- Seplat Energy restored 29 idle oil wells in H1 2025, adding 25,900 barrels per day of gross offshore production.
- The company reported strong financial performance, growing revenue to ₦2.17tn ($1.4bn), increasing EBITDA to $735m.
Seplat Energy Plc said on Wednesday, July 30, it restored 29 idle oil wells in the first half of 2025, adding 25,900 barrels per day (bpd) of gross production capacity, as part of its offshore development push.
In its unaudited half-year results to June 30, the company reported a 178% year-on-year increase in average production, reaching 134,492 barrels of oil equivalent per day (boepd), exceeding the midpoint of its 2025 guidance of 120,000 to 140,000 boepd. Working interest oil production stood at 100,327 bpd.
Seplat had previously announced plans to revive 400 idle wells.
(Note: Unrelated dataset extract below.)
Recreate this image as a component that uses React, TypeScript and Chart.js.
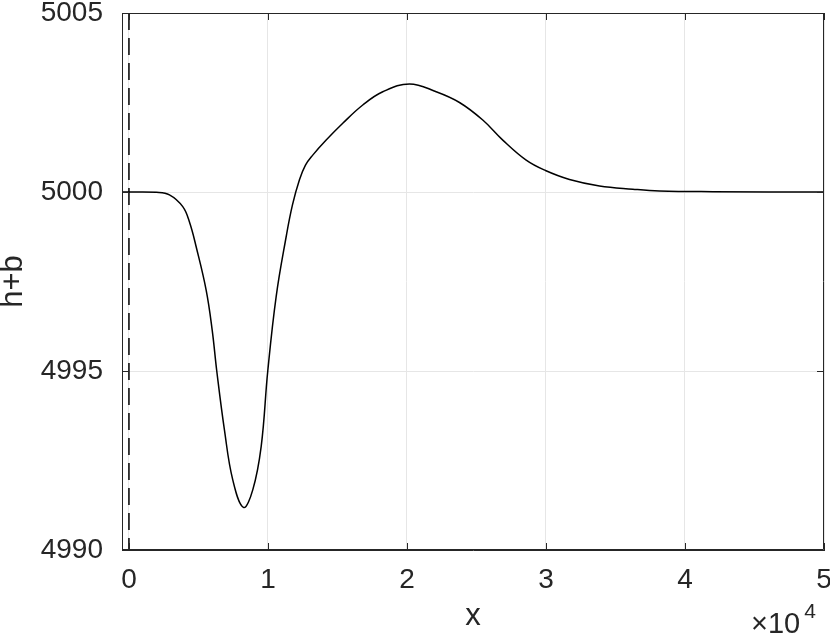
import React, { useEffect, useRef } from 'react';
import { Chart, registerables } from 'chart.js';
Chart.register(...registerables);

const xValues = [-500, 0, 1978, 2914, 3871, 4353, 4835, 5554, 5986, 6317, 6871, 7468, 8237, 8906, 9511, 9986, 10590, 11309, 11763, 12266, 12698, 13223, 14187, 15381, 16820, 18259, 20180, 22101, 23777, 25453, 26892, 28576, 29964, 31691, 33849, 36245, 38165, 42000, 50000];
const hbValues = [5000, 5000, 4999.99, 4999.92, 4999.59, 4999.16, 4998.47, 4997.26, 4996.15, 4995.0, 4993.35, 4991.96, 4991.19, 4991.68, 4992.89, 4995.0, 4997.08, 4998.75, 4999.64, 5000.34, 5000.75, 5001.03, 5001.45, 5001.92, 5002.43, 5002.8, 5003.02, 5002.8, 5002.5, 5002.01, 5001.45, 5000.89, 5000.6, 5000.35, 5000.17, 5000.08, 5000.03, 5000.01, 5000];
const dashX = [0, 0];
const dashY = [5005, 4990];
const xTicks = [0, 10000, 20000, 30000, 40000, 50000];
const yTicks = [4990, 4995, 5000, 5005];
const xTitle = 'x';
const yTitle = 'h+b';
const exponentBase = '×10';
const exponentPower = '4';

const FONT = '"Liberation Sans", Arial, Helvetica, sans-serif';
const INK = '#262626';

const boxPlugin = {
  id: 'matlabBox',
  afterDraw(chart: any) {
    const { ctx, chartArea: a, scales } = chart;
    ctx.save();
    ctx.strokeStyle = INK;
    ctx.lineWidth = 1;
    ctx.beginPath();
    ctx.rect(a.left + 0.5, a.top + 0.5, a.right - a.left - 1, a.bottom - a.top - 1);
    const tl = 7;
    xTicks.forEach((v) => {
      const px = Math.round(scales.x.getPixelForValue(v)) + 0.5;
      ctx.moveTo(px, a.bottom);
      ctx.lineTo(px, a.bottom - tl);
      ctx.moveTo(px, a.top);
      ctx.lineTo(px, a.top + tl);
    });
    yTicks.forEach((v) => {
      const py = Math.round(scales.y.getPixelForValue(v)) + 0.5;
      ctx.moveTo(a.left, py);
      ctx.lineTo(a.left + tl, py);
      ctx.moveTo(a.right, py);
      ctx.lineTo(a.right - tl, py);
    });
    ctx.stroke();
    ctx.fillStyle = INK;
    ctx.textAlign = 'left';
    ctx.textBaseline = 'alphabetic';
    ctx.font = `29px ${FONT}`;
    ctx.fillText(exponentBase, 751, 633);
    const w = ctx.measureText(exponentBase).width;
    ctx.font = `21px ${FONT}`;
    ctx.fillText(exponentPower, 751 + w + 4, 618);
    ctx.restore();
  },
};

export default function App() {
  const ref = useRef<HTMLCanvasElement>(null);
  useEffect(() => {
    const chart = new Chart(ref.current as HTMLCanvasElement, {
      type: 'line',
      data: {
        datasets: [
          {
            data: xValues.map((x, i) => ({ x, y: hbValues[i] })),
            borderColor: '#000000',
            borderWidth: 1.5,
            pointRadius: 0,
            tension: 0.4,
            fill: false,
          },
          {
            data: dashX.map((x, i) => ({ x, y: dashY[i] })),
            borderColor: '#000000',
            borderWidth: 1.5,
            borderDash: [17, 8],
            pointRadius: 0,
            fill: false,
          },
        ],
      },
      options: {
        animation: false,
        responsive: false,
        maintainAspectRatio: false,
        layout: { padding: { left: 0, right: 6, top: 13, bottom: 0 } },
        plugins: { legend: { display: false }, tooltip: { enabled: false } },
        scales: {
          x: {
            type: 'linear',
            min: -500,
            max: 50000,
            afterBuildTicks: (s: any) => {
              s.ticks = xTicks.map((v) => ({ value: v }));
            },
            afterFit: (s: any) => {
              s.height = 85;
              s.paddingLeft = 0;
              s.paddingRight = 0;
            },
            ticks: {
              callback: (v: any) => String(Number(v) / 10000),
              font: { family: FONT, size: 28 },
              color: INK,
              padding: 13,
              maxRotation: 0,
              autoSkip: false,
            },
            grid: { color: '#e6e6e6', lineWidth: 1, drawTicks: false },
            border: { display: true, color: INK, width: 1 },
            title: {
              display: true,
              text: xTitle,
              font: { family: FONT, size: 31, lineHeight: 1 },
              color: INK,
              padding: { top: 0, bottom: 3 },
            },
          },
          y: {
            type: 'linear',
            min: 4990,
            max: 5005,
            afterBuildTicks: (s: any) => {
              s.ticks = yTicks.map((v) => ({ value: v }));
            },
            afterFit: (s: any) => {
              s.width = 122;
              s.paddingTop = 0;
              s.paddingBottom = 0;
            },
            ticks: {
              callback: (v: any) => String(v),
              font: { family: FONT, size: 28 },
              color: INK,
              padding: 19,
              autoSkip: false,
            },
            grid: { color: '#e6e6e6', lineWidth: 1, drawTicks: false },
            border: { display: true, color: INK, width: 1 },
            title: {
              display: true,
              text: yTitle,
              font: { family: FONT, size: 31, lineHeight: 1 },
              color: INK,
              padding: { top: -2, bottom: 0 },
            },
          },
        },
      },
      plugins: [boxPlugin],
    } as any);
    return () => chart.destroy();
  }, []);
  return (
    <div style={{ position: 'absolute', left: 0, top: 0, width: 830, height: 635 }}>
      <canvas ref={ref} width={830} height={635} style={{ display: 'block' }} />
    </div>
  );
}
The company commented on the early progress: “Offshore, the idle well restoration programme added approximately 25,900 barrels of oil per day gross production capacity from the first 29 wells restored to production.”
In addition, offshore production averaged 79,660 boepd, comprising 86% crude and condensate, 5% natural gas liquids (NGL), and 9% gas. The company said Q2 2025 production rose 11% quarter-on-quarter, supported by improved uptime. Onshore output reached 54,831 boepd, up 13% from H1 2024.
The firm also surpassed 15.3 million person-hours without a Lost Time Injury (LTI) on its operated assets, demonstrating a sustained focus on safety performance.
Seplat reported revenue of ₦2.17 trillion, a 277% increase from ₦575.1 billion in H1 2024. Gross profit rose to ₦751.2 billion from ₦247.5 billion, while cash generated from operations climbed to ₦1.19 trillion from ₦308.2 billion. Operating profit surged to ₦601.2 billion, more than last year’s ₦285.2 billion.
In dollar terms, revenue rose 231% to $1.4 billion, from $422 million a year earlier. Adjusted Earnings Before Interest, Taxes, Depreciation, and Amortisation (EBITDA) reached $735 million, up from $267.3 million, while cash from operations hit $766.2 million, compared with $226 million in 2024.
Due to maintenance timing, the company reported a unit production operating cost of $12.5 per boe, below its $14–15 per boe guidance. Cash capital expenditure stood at $96.5 million.
As of June, Seplat held $419.4 million in cash, excluding $133 million in restricted cash. Net debt declined to $676 million from $747 million in the previous quarter. The company’s net debt-to-EBITDA ratio improved to 0.53x.
In July, Seplat repaid $100 million of its revolving credit facility (RCF), leaving the entire $350 million line undrawn and fully available.
The company also confirmed that the ANOH gas plant had received dry gas, initiating live hydrocarbon commissioning. Seplat declared a second-quarter dividend of 4.6 cents per share, maintaining its payout from the previous quarter.
Looking ahead, Seplat reaffirmed its 2025 guidance: production between 120,000 and 140,000 boepd (48,000–56,000 onshore and 72,000–84,000 offshore), with capex of $260–320 million. Unit operating costs are expected to remain within the $14–15 per boe range.
Chief Executive Officer Roger Brown said, “Seplat has continued its positive trajectory in Q2 to deliver a strong performance for the first half of 2025. Our focus on integrity, reliability, and production improvement activities is bearing fruit.”
He noted that production was over 10% higher than the pro forma output in H1 2024, supporting Seplat’s growth plans and Nigeria’s broader oil and gas production targets.
“We are well-positioned to weather macro volatility,” Brown added. “Strong revenues and disciplined cost control delivered significant cash flow, enabling us to reduce net leverage, maintain our dividend, and pay down an additional $100 million in debt.”